という感じで、日々魚を料理して、時にお客さんというか釣り仲間に振る舞っていると、一緒に飯食うことも楽しいけど、料理して振る舞うことの幸せ、うれしさというものがどうもあるように感じている。元同居人の母方の祖母である”カアちゃん”はいつも掘りごたつに座っていて、どこからともなくお菓子や漬け物が出てきて「おぢゃっこ飲んでいきんさい」とお茶入れてくれて、あれもこれもと我々にたらふくおやつを食べさせてくれようとしてくれたものだし、その娘である元同居人のお母さんにも、その振る舞いDNAというか文化というかは引き継がれていて、食事の席になどとても食い切れないほどのご馳走が並び、ごちそうさまの台詞は許されず「アレこもれも食べなさ~い」という感じで、山海の美味を腹が苦しくなるまで食べさせてもらい。この人達はなぜこんなにも優しく、人に良くしてくれるのだろう?と不思議に思うぐらいだった。鬼ぐるみの殻を砕いて殻のかけらを丹念に除いて実を集めて作るクルミ餡で食べる正月の餅のコク深い甘み!母上が「私天ぷら揚げるの上手!」と自画自賛しつつ揚げてくれる、東北独特のド太く味濃くブリブリのデカマアナゴの天ぷら、ウソッッポやらコゴミの山菜天ぷらも、ばっけと呼ばれるふきのとうで作るバッケミソも書いてるとよだれが出てくるようなご馳走だった。もちろんワシがそういうご馳走にありつけたのはもちろんお二人の優しい人柄によるところは大きかったんだろうと思う。でも、歳食って人様にご馳走する側に回ると、自分の作った料理を美味しいと食べてもらえる、喜んでもらえることのうれしさって、結構大きなモノなんだなと気がつかされる。人は人と仲良くして人に喜んでもらうことをすることに、どうも大きな喜びを感じるようにできているようだと感じる。カアちゃん達は、来る客に美味しいモノを食べさせて、”美味しいね”って共に喜ぶことをご自身も楽しんでいたんだろうなと、今になって思うところである。なるべく食べなきゃ失礼にあたると食べまくってたので、食わせがいのある良いお客だったのは、今にして思うとちょっとは孝行できていたのかなとインドの乞食じゃないけど思ったりもする。美味しいねって、他者と共感する。っていうことの根源的な幸せを思うと、マスゴミどもの流す、しょうもない周回遅れになってるようなグルメ情報も案外大事なのかもと思ったりもする。流通量が少なく値段が高くなってるだけのモノをありがたがったり、軽薄な流行を扇動したり、しょうもない情報であるとは思うけど、そうやって”他者が美味しいとしている食べ物”を並んでみんなと一緒のモノを食べてっていうのは、情報化の時代の、他者との食体験の共有の一つの形になってるのかもしれない。そう考えると、あいかわらずバカにはしてるんだけど、まあそれもアリなんだろうなと思えてくるところではある。

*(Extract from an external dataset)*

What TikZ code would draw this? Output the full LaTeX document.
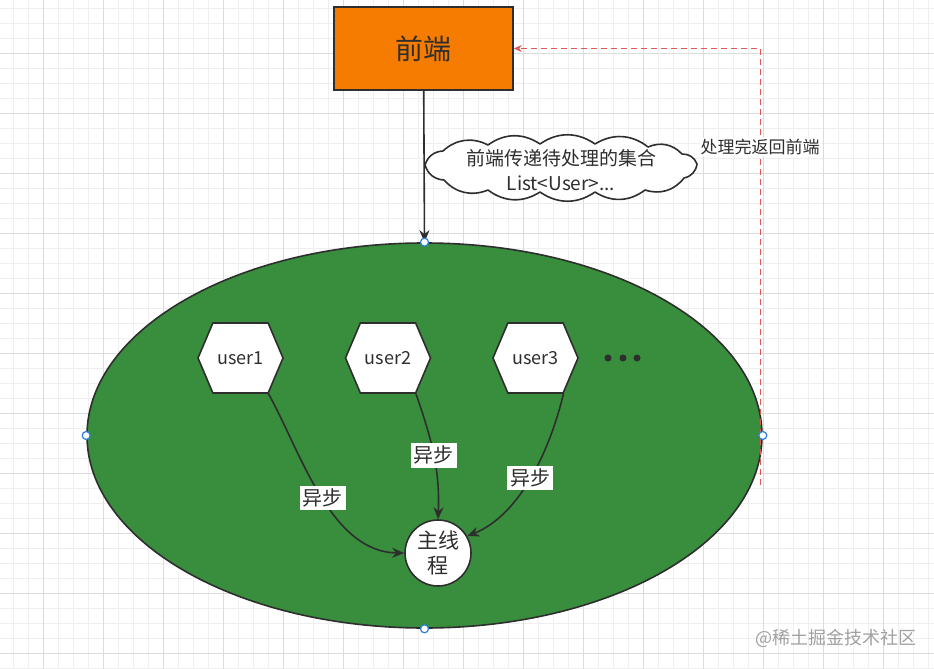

同じ釜の飯を食った、っていうのは苦楽を共にした近しい間柄を表す常套句だけど、それが常套句になるぐらいには、食事を共にするというのは意味のある重要なことで、まあいろんな形で、みんなで一緒の飯を食うっていうのが、多様性の時代である現代では存在し得るんだろうなと、書いてて気づいたのでありました。
ワシは一人で飯食っても美味しく食べられるけど、みんなで食べる飯の旨さも、またそれは格別に美味しく楽しく食べられて良いモノだなと思うところである。